Los padres son quienes tienen la obligación de enseñar a sus hijos a no mentir, a no robar, a no abusar de los compañeros en el patio del colegio; a ser responsables de sus actos, a reprimir sus deseos caprichosos, a respetar a los compañeros y a ayudarlos siempre que sea necesario. Los padres son quienes tienen que inculcar a sus hijos desde pequeños la necesidad de sacrificio y esfuerzo para alcanzar las metas que se hayan fijado o para superar los obstáculos que la vida les vaya poniendo por delante. Porque sin sacrificio, sin disciplina, sin esfuerzo, sin fuerza de voluntad no se consigue nada. Pero la voluntad y el carácter hay que forjarlo. El niño tiene que ser capaz de dominarse a sí mismo para no ser títere de sus propios instintos, de la vagancia o de sus pasiones desordenadas.
Así pues, si la educación moral es una de las responsabilidades básicas de los padres, la conclusión inmediata a la que podemos llegar es que el origen de la corrupción radica en buena medida en la crisis de la familia: divorcios, familias desestructuradas; niños desatendidos por padres que trabajan jornadas interminables y delegan sus obligaciones en abuelos, niñeras o guarderías (¿de qué vale ganar el mundo entero si se pierde lo más importante?); padres irresponsables que prefieren cumplir todos los caprichos a sus hijos para evitar conflictos o para acallar su mala conciencia por el tiempo que no les dedican. Y en casos extremos, padres impresentables que maltratan, torturan o abandonan a sus hijos.

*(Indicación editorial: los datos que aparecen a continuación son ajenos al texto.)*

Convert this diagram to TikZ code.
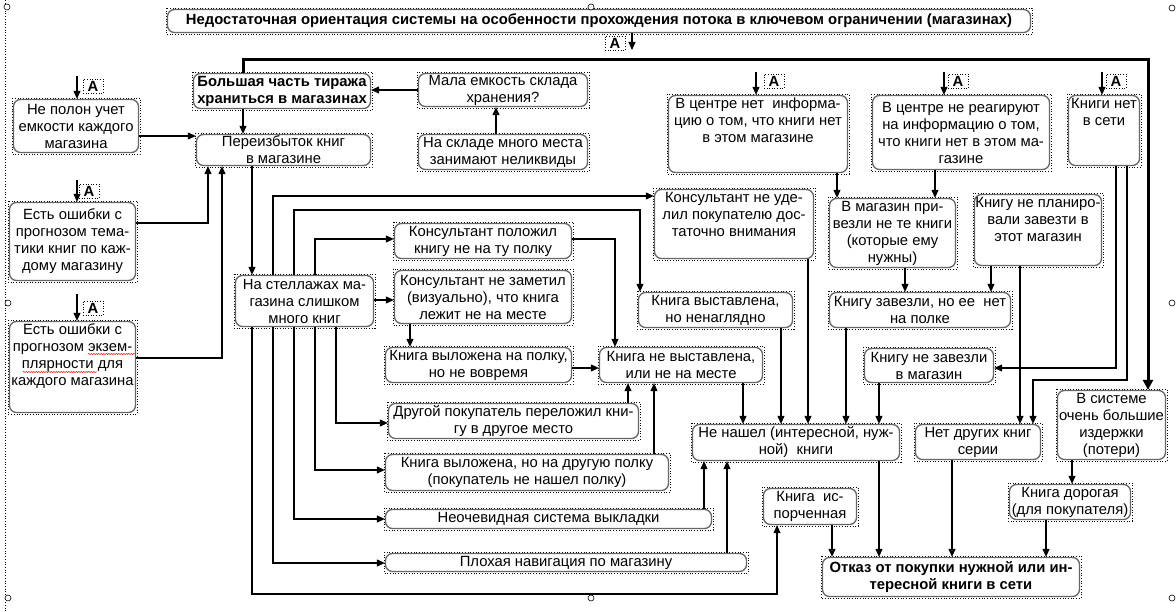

Hemos cambiado los valores y principios que sustentaron nuestra civilización durante siglos por contravalores que nos están conduciendo de nuevo a la ley de la selva. Pero, ¿cuáles son esos principios que debemos recuperar, que debemos vivir y transmitir a nuestros hijos? Apuntamos, entre otros, los siguientes:
El amor es lo primero.
La responsabilidad.
La honradez: no se roba ni se engaña.
La honestidad: no se miente ni se traiciona a los demás.
La fidelidad: el matrimonio se basa en el amor.
El respeto.
La corrupción no es un problema exclusivamente político o legal. La corrupción forma parte de cada uno de nosotros: es un problema personal. Es consecuencia de ese defecto de fábrica que llamamos pecado original. Todos tendemos a la corrupción y al pecado. Y el único que puede solucionar ese problema es Dios. La crisis que vivimos es una crisis de fe. Y mientras no volvamos a Cristo por el camino de la conversión, no habrá solución.
La corrupción en el ejercicio del poder público no es patrimonio de un sólo partido político ni de un grupo.
La corrupción no es patrimonio de ninguna organización o país. Es un problema de la raza humana.
Como toda falla humana de conciencia, la solución para reducir la corrupción en la forma y lugar que sea, es solamente con una recta formación de esa conciencia.
El fenómeno de la corrupción política es un problema que atañe directamente a la formación de la conciencia moral de la persona humana en su comportamiento personal y colectivo.
Atacar la raíz de la corrupción política significa apostar por la educación, por los rasgos virtuosos del hombre y la formación moral de los ciudadanos.
En conclusión, los grandes principios que están en la base de la educación ciudadana en la lucha contra la corrupción política son la dignidad de la persona humana, el bien común, la solidaridad, la opción preferencial por los pobres y el destino universal de los bienes.
La humanidad tardó miles de años en aprender y reconocer la moral natural, y quienes ahora, en nombre de la «modernidad» libertina desprecian y ridiculizan esa moral, vuelven al hombre a la era cavernaria, y así no se combate la corrupción, se fomenta.